Plato’s account also depends on a theory of education. The soul does not naturally read beauty correctly. It must be trained by dialectic, memory, and the ordering of civic life. A beautiful temple, a measured poem, a noble act, and a philosophical conversation all function as stages in such training. Their work is not identical, but each can reorient perception. This is why the same culture that invents tragic theater also worries about it: tragedy may ennoble the soul, or it may habituate it to emotional confusion.

The educational dimension matters because Plato’s system is never merely contemplative. It is institutional. The question is not only what a person sees, but what a city permits people to see, hear, rehearse, and admire. In that sense beauty is not private decoration but civic formation. What enters the eye and ear becomes part of the soul’s instruction. The stakes are high: if appearance goes untested, the city risks training citizens to mistake surface for substance. If appearance is disciplined too harshly, the city risks severing desire from the very things that first awaken it.

A further example helps. In the Phaedrus, rhetoric is judged not merely by whether it persuades but by whether it is informed by knowledge of souls. A speech can be beautiful in cadence and still be manipulative. Here beauty and truth are separated, but not entirely. The beautiful speech that truly understands its audience has a different kind of power from the empty flourish. Plato is interested in this difference because he thinks beauty can either serve wisdom or counterfeit it. The line between the two is not abstract; it runs through actual performances, actual listeners, and actual acts of persuasion.

That tension is already present in the broader Platonic project. The same qualities that make something attractive can make it dangerous if they detach desire from judgment. Beauty can aid remembrance, but it can also induce enchantment. The soul may be drawn upward by what is graceful, ordered, and proportionate; it may also be held captive by what merely looks complete.

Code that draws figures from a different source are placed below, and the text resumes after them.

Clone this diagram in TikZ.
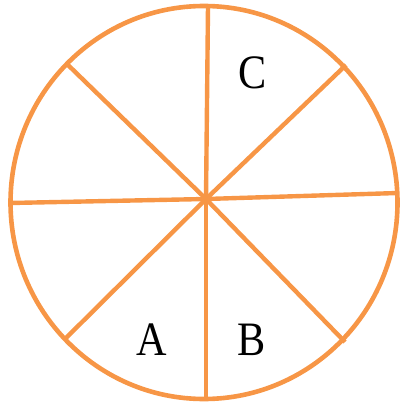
\documentclass[tikz,border=0pt]{standalone}
\usepackage{fontspec}
\setmainfont{Liberation Serif}
\definecolor{wheelorange}{HTML}{F79646}
\begin{document}
\begin{tikzpicture}[x=1pt,y=-1pt,
    rim/.style={draw=wheelorange,line width=4.6pt},
    spoke/.style={draw=wheelorange,line width=4.4pt},
    sector/.style={text=black,font=\fontsize{48}{52}\selectfont,inner sep=0pt,xscale=0.88}]
  \useasboundingbox (0,0) rectangle (400,403);
  % outer rim
  \draw[rim] (204,202.5) ellipse (193.5 and 196.5);
  % spokes
  \coordinate (hub) at (206,199);
  \foreach \px/\py [count=\i] in {208/6, 346/65, 398/193, 345/342,
      206/399, 65/339, 10/203, 68/65} {
    \coordinate (tip\i) at (\px,\py);
    \draw[spoke] (hub) -- (tip\i);
  }
  % sector labels
  \node[sector] (secC) at (253,73) {C};
  \node[sector] (secA) at (152,340) {A};
  \node[sector] (secB) at (252,340) {B};
\end{tikzpicture}
\end{document}
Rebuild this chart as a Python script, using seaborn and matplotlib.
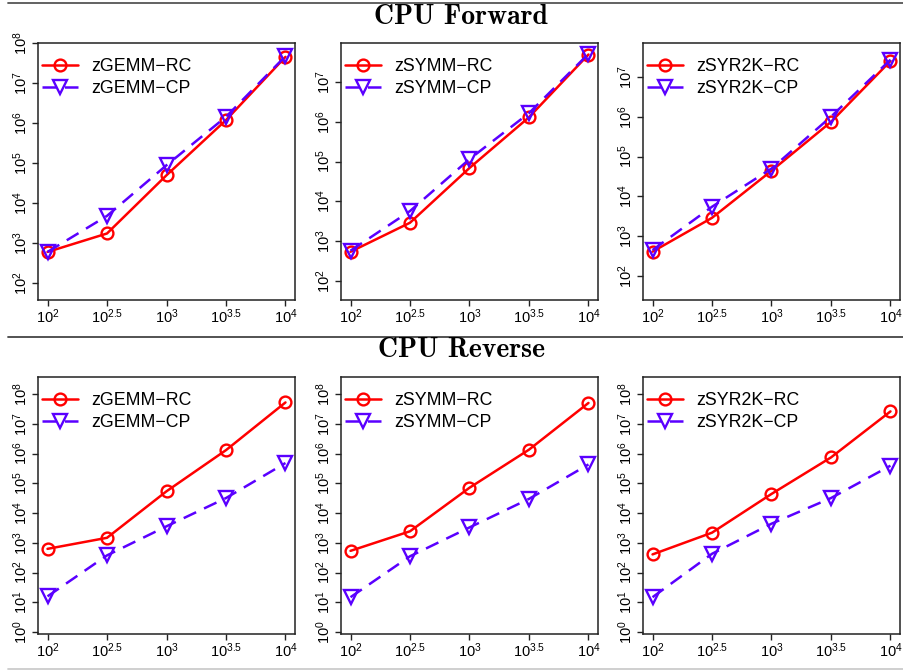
import numpy as np
import pandas as pd
import matplotlib
matplotlib.use("Agg")
import matplotlib.pyplot as plt
from matplotlib.lines import Line2D
import seaborn as sns

# problem sizes (x axis) and tick labels
sizes = [1e2, 10**2.5, 1e3, 10**3.5, 1e4]
size_labels = [r"$10^{2}$", r"$10^{2.5}$", r"$10^{3}$", r"$10^{3.5}$", r"$10^{4}$"]

routines = ["zGEMM", "zSYMM", "zSYR2K"]

# CPU forward timings
fwd_rc = {
    "zGEMM": [600, 1740, 50000, 1.2e6, 4.6e7],
    "zSYMM": [540, 2900, 69000, 1.3e6, 4.9e7],
    "zSYR2K": [410, 2900, 44000, 7.4e5, 2.5e7],
}
fwd_cp = {
    "zGEMM": [600, 4800, 89000, 1.45e6, 4.8e7],
    "zSYMM": [575, 5700, 115000, 1.65e6, 5.1e7],
    "zSYR2K": [450, 5500, 50000, 1.0e6, 2.7e7],
}
# CPU reverse timings
rev_rc = {
    "zGEMM": [630, 1480, 54000, 1.3e6, 5.2e7],
    "zSYMM": [540, 2450, 71000, 1.35e6, 5.0e7],
    "zSYR2K": [410, 2200, 44000, 7.4e5, 2.6e7],
}
rev_cp = {
    "zGEMM": [16, 380, 3600, 32000, 4.8e5],
    "zSYMM": [15, 355, 3300, 30000, 4.3e5],
    "zSYR2K": [15, 430, 4400, 32000, 3.9e5],
}

# log10 y limits of each panel
fwd_ylim = {"zGEMM": (1.575, 8.01), "zSYMM": (1.52, 7.98), "zSYR2K": (1.4, 7.85)}
rev_ylim = (-0.06, 8.57)

RED = "#FF0000"
BLUE = "#5A00FF"

sns.set_theme(style="ticks")
plt.rcParams["font.family"] = ["Liberation Sans", "DejaVu Sans"]
plt.rcParams["mathtext.fontset"] = "custom"
plt.rcParams["mathtext.rm"] = "Liberation Sans"
plt.rcParams["mathtext.it"] = "Liberation Sans:italic"
plt.rcParams["mathtext.bf"] = "Liberation Sans:bold"
plt.rcParams["text.color"] = "black"
plt.rcParams["xtick.labelcolor"] = "black"
plt.rcParams["ytick.labelcolor"] = "black"

W, H = 904, 671
fig = plt.figure(figsize=(W / 100, H / 100), dpi=100)

lefts = [38, 341, 643]
width = 257
rows = [(43, 300), (377, 634)]


def panel(x0, y0, y1, name, rc, cp, ylim):
    ax = fig.add_axes([x0 / W, 1 - y1 / H, width / W, (y1 - y0) / H])
    ax.set_xscale("log")
    ax.set_yscale("log")
    df = pd.DataFrame({"n": sizes, "rc": rc, "cp": cp})
    sns.lineplot(data=df, x="n", y="rc", ax=ax, color=RED, lw=1.8,
                 marker="o", markersize=8.5, markerfacecolor="none",
                 markeredgecolor=RED, markeredgewidth=1.7,
                 label=name + "\u2212RC")
    sns.lineplot(data=df, x="n", y="cp", ax=ax, color=BLUE, lw=1.8,
                 linestyle=(0, (5.5, 3.5)),
                 marker="v", markersize=10, markerfacecolor="none",
                 markeredgecolor=BLUE, markeredgewidth=1.7,
                 label=name + "\u2212CP")
    ax.set_xlim(10**1.92, 10**4.08)
    ax.set_ylim(10**ylim[0], 10**ylim[1])
    ax.set_xticks(sizes)
    ax.set_xticklabels(size_labels)
    yt = [10.0**k for k in range(0, 9) if ylim[0] <= k <= ylim[1]]
    ax.set_yticks(yt)
    ax.set_yticklabels([r"$10^{%d}$" % int(round(np.log10(v))) for v in yt],
                       rotation=90, va="center")
    ax.minorticks_off()
    ax.tick_params(axis="both", length=4, width=1, pad=1.5,
                   labelsize=10.5, color="#222222")
    ax.set_xlabel("")
    ax.set_ylabel("")
    for s in ax.spines.values():
        s.set_linewidth(1.1)
        s.set_color("#222222")
        s.set_visible(True)
    ax.legend(loc="upper left", bbox_to_anchor=(0.016, 0.94),
              frameon=False, fontsize=12.8,
              handlelength=2.0, handletextpad=0.75, labelspacing=0.25,
              borderaxespad=0, borderpad=0)
    return ax


for i, name in enumerate(routines):
    panel(lefts[i], rows[0][0], rows[0][1], name,
          fwd_rc[name], fwd_cp[name], fwd_ylim[name])
    panel(lefts[i], rows[1][0], rows[1][1], name,
          rev_rc[name], rev_cp[name], rev_ylim)

# section titles and separator rules
fig.text(461 / W, 1 - 17 / H, "CPU Forward", ha="center", va="center",
         fontsize=20, family=["cmb10", "DejaVu Serif"])
fig.text(461 / W, 1 - 350 / H, "CPU Reverse", ha="center", va="center",
         fontsize=20, family=["cmb10", "DejaVu Serif"])
for y, c in [(3, "#555555"), (337, "#444444"), (669, "#cccccc")]:
    fig.add_artist(Line2D([8 / W, 1], [1 - y / H, 1 - y / H],
                          color=c, lw=1.3, transform=fig.transFigure))

fig.savefig("out.png", dpi=100)
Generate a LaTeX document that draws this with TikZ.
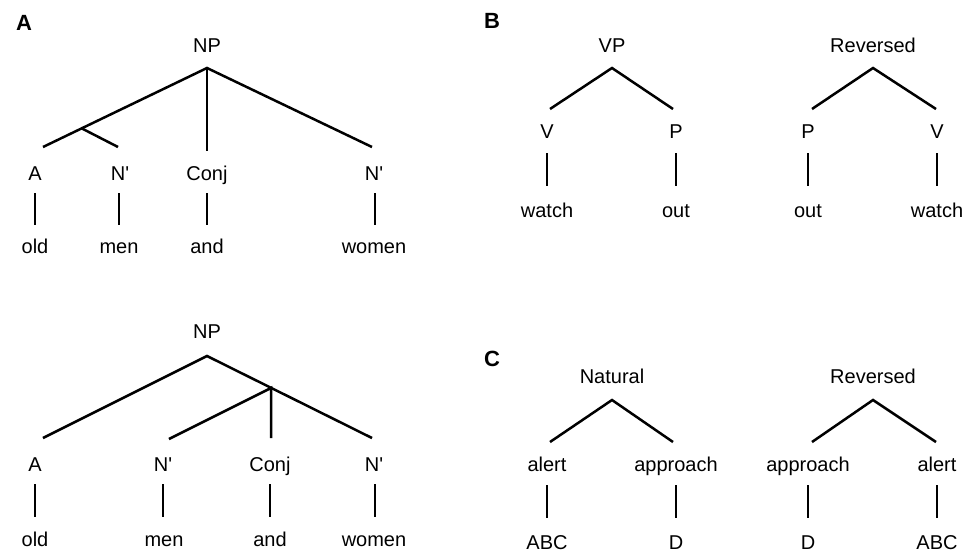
\documentclass[tikz,border=0pt]{standalone}
\usepackage{fontspec}
\setmainfont{Liberation Sans}
\newfontfamily\plainsans{Liberation Sans}
\begin{document}
\begin{tikzpicture}[x=1pt,y=-1pt,
  lbl/.style={anchor=base,inner sep=0pt,font=\plainsans\fontsize{20}{24}\selectfont},
  panel/.style={anchor=base,inner sep=0pt,font=\plainsans\fontsize{22}{26}\selectfont\bfseries},
  edge/.style={line width=2.5pt,line cap=butt}]
\useasboundingbox (0,0) rectangle (974,552);
% ---------- Panel A top ----------
\node[panel] (pA) at (24,30) {A};
\node[lbl] (np1) at (207,52) {NP};
\coordinate (np1a) at (207,68);
\coordinate (b1) at (81,128);
\coordinate (e1a) at (43,147);
\coordinate (e1n) at (118,147);
\coordinate (e1c) at (207,151);
\coordinate (e1w) at (372,147);
\node[lbl] (t1a) at (35,180) {A};
\node[lbl] (t1n) at (120,180) {N'};
\node[lbl] (t1c) at (207,180) {Conj};
\node[lbl] (t1w) at (374,180) {N'};
\foreach \n/\x in {a/35,n/119,c/207,w/375}{
  \coordinate (v1\n t) at (\x,193);
  \coordinate (v1\n b) at (\x,225);
}
\node[lbl] (w1a) at (35,253) {old};
\node[lbl] (w1n) at (119,253) {men};
\node[lbl] (w1c) at (207,253) {and};
\node[lbl] (w1w) at (374,253) {women};
\draw[edge] (e1a) -- (np1a) -- (e1w);
\draw[edge] (np1a) -- (e1c);
\draw[edge] (b1) -- (e1n);
\foreach \n in {a,n,c,w}{\draw[edge] (v1\n t) -- (v1\n b);}
% ---------- Panel A bottom ----------
\node[lbl] (np2) at (207,338) {NP};
\coordinate (np2a) at (207,356);
\coordinate (b2) at (271,388);
\coordinate (e2a) at (43,438);
\coordinate (e2n) at (169,439);
\coordinate (e2c) at (271,438);
\coordinate (e2w) at (372,438);
\node[lbl] (t2a) at (35,471) {A};
\node[lbl] (t2n) at (163,471) {N'};
\node[lbl] (t2c) at (270,471) {Conj};
\node[lbl] (t2w) at (374,471) {N'};
\foreach \n/\x in {a/35,n/163,c/270,w/375}{
  \coordinate (v2\n t) at (\x,484);
  \coordinate (v2\n b) at (\x,517);
}
\node[lbl] (w2a) at (35,546) {old};
\node[lbl] (w2n) at (164,546) {men};
\node[lbl] (w2c) at (270,546) {and};
\node[lbl] (w2w) at (374,546) {women};
\draw[edge] (e2a) -- (np2a) -- (e2w);
\draw[edge] (e2n) -- (b2) -- (e2c);
\foreach \n in {a,n,c,w}{\draw[edge] (v2\n t) -- (v2\n b);}
% ---------- Panel B ----------
\node[panel] (pB) at (492,28) {B};
\node[lbl] (vp) at (612,52) {VP};
\node[lbl] (revB) at (873,52) {Reversed};
\coordinate (vpa) at (612,68);
\coordinate (rba) at (873,68);
\coordinate (vpl) at (550,109);
\coordinate (vpr) at (673,109);
\coordinate (rbl) at (812,109);
\coordinate (rbr) at (936,109);
\draw[edge] (vpl) -- (vpa) -- (vpr);
\draw[edge] (rbl) -- (rba) -- (rbr);
\node[lbl] (bV1) at (547,138) {V};
\node[lbl] (bP1) at (676,138) {P};
\node[lbl] (bP2) at (808,138) {P};
\node[lbl] (bV2) at (937,138) {V};
\foreach \n/\x in {1/547,2/676,3/808,4/937}{
  \coordinate (vb\n t) at (\x,153);
  \coordinate (vb\n b) at (\x,186);
  \draw[edge] (vb\n t) -- (vb\n b);
}
\node[lbl] (bw1) at (547,217) {watch};
\node[lbl] (bw2) at (676,217) {out};
\node[lbl] (bw3) at (808,217) {out};
\node[lbl] (bw4) at (937,217) {watch};
% ---------- Panel C ----------
\node[panel] (pC) at (492,366) {C};
\node[lbl] (nat) at (612,383) {Natural};
\node[lbl] (revC) at (873,383) {Reversed};
\coordinate (nca) at (612,400);
\coordinate (rca) at (873,400);
\coordinate (ncl) at (550,442);
\coordinate (ncr) at (673,442);
\coordinate (rcl) at (812,442);
\coordinate (rcr) at (936,442);
\draw[edge] (ncl) -- (nca) -- (ncr);
\draw[edge] (rcl) -- (rca) -- (rcr);
\node[lbl] (c1) at (547,471) {alert};
\node[lbl] (c2) at (676,471) {approach};
\node[lbl] (c3) at (808,471) {approach};
\node[lbl] (c4) at (937,471) {alert};
\foreach \n/\x in {1/547,2/676,3/808,4/937}{
  \coordinate (vc\n t) at (\x,485);
  \coordinate (vc\n b) at (\x,518);
  \draw[edge] (vc\n t) -- (vc\n b);
}
\node[lbl] (cw1) at (547,549) {ABC};
\node[lbl] (cw2) at (676,549) {D};
\node[lbl] (cw3) at (808,549) {D};
\node[lbl] (cw4) at (937,549) {ABC};
\end{tikzpicture}
\end{document}
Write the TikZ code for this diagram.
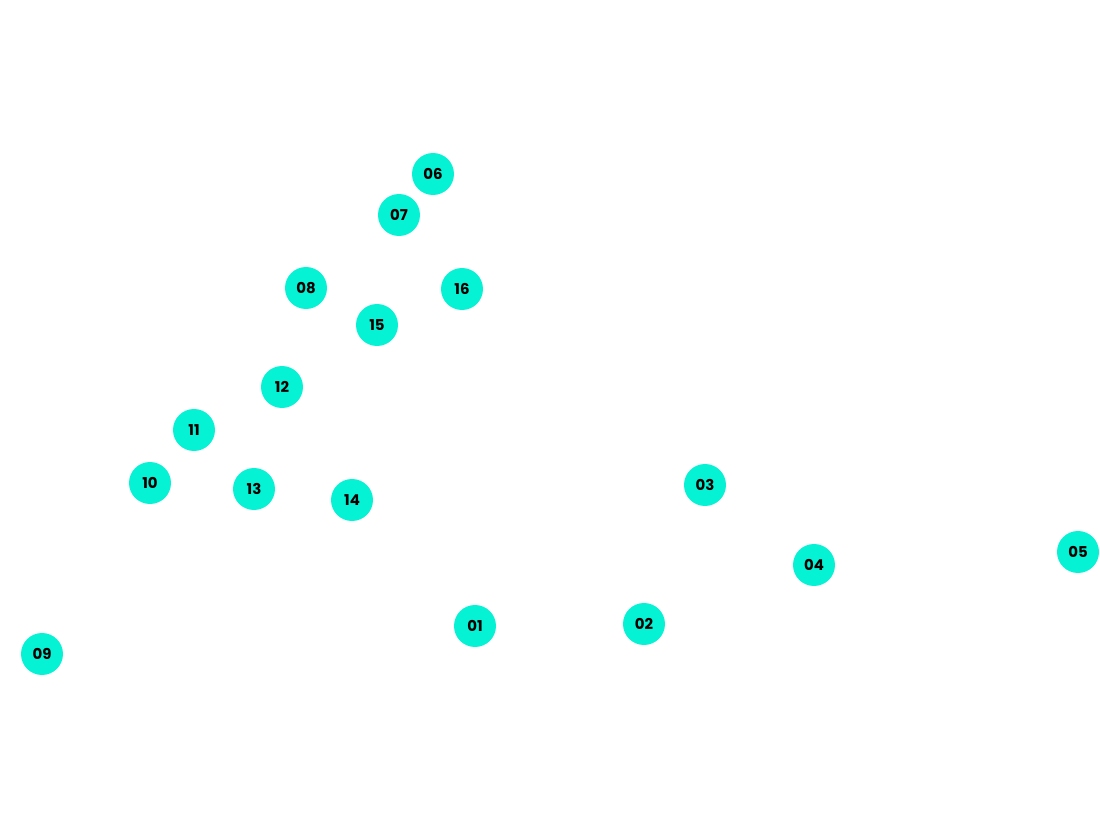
\documentclass[tikz,border=0pt]{standalone}
\usepackage{fontspec}
\setmainfont{Poppins}
\definecolor{spot}{HTML}{05F2D4}

\begin{document}
\begin{tikzpicture}[x=0.02cm,y=-0.02cm]
        \tikzstyle{every node}+=[inner sep=0pt]
        \tikzstyle{station}=[circle,fill=spot,minimum size=0.84cm,font=\fontsize{8.5}{10}\selectfont\bfseries]
        \useasboundingbox (0,0) rectangle (1100,818);
        \node [station] (n01) at (475,626) {01};
        \node [station] (n02) at (644,624) {02};
        \node [station] (n03) at (705,485) {03};
        \node [station] (n04) at (814,565) {04};
        \node [station] (n05) at (1078,552) {05};
        \node [station] (n06) at (433,174) {06};
        \node [station] (n07) at (399,215) {07};
        \node [station] (n08) at (306,288) {08};
        \node [station] (n09) at (42,654) {09};
        \node [station] (n10) at (150,483) {10};
        \node [station] (n11) at (194,430) {11};
        \node [station] (n12) at (282,387) {12};
        \node [station] (n13) at (254,489) {13};
        \node [station] (n14) at (352,500) {14};
        \node [station] (n15) at (377,325) {15};
        \node [station] (n16) at (462,289) {16};
\end{tikzpicture}
\end{document}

That is why beauty in Plato is never a final resting place. It is an opening, but it is not self-justifying.

At the same time, his system leaves room for danger. If beauty is a ladder, then what happens to those who cannot climb it? If only philosophers see beauty’s full meaning, then the ordinary delight in ornament, song, or bodily grace may seem spiritually inferior. Later critics would make much of this hierarchy. Yet Plato’s own texts are more anxious than dogmatic. The whole ascent depends on being first struck by beauty where one stands. Without the first wound of attraction, there is no ladder at all.

That dependence gives beauty a peculiar authority. It is not just one value among others; it is a portal through which the soul may be converted. But portals imply thresholds, and thresholds imply danger. The very thing that opens the mind can also close it by attachment. The system therefore rests on a delicate balance: beauty must be compelling enough to move us and unstable enough to send us onward. The next question is whether that balance can hold. What if beauty is not a bridge to truth at all, but a projection, a cultural code, or a carefully polished deception?

That question matters because Plato’s system is built on discrimination. It is always distinguishing what merely appears fine from what is genuinely admirable, what is persuasive from what is true, what is ordered from what is just. Beauty, in this framework, is not left untouched by scrutiny; it is subjected to it. The result is a demanding account of formation in which the aesthetic, the ethical, and the political cannot be separated. A city that gets beauty wrong risks getting desire wrong. A soul that gets desire wrong risks getting reality wrong.

This is why beauty in Plato is never simply an ornament to philosophy. It is one of the conditions under which philosophy becomes possible at all. The soul is not dragged toward truth by force alone. It is lured. It follows what appears noble before it learns what nobility is. That is the system in its most durable form: beauty as invitation, beauty as test, beauty as trial, beauty as guide.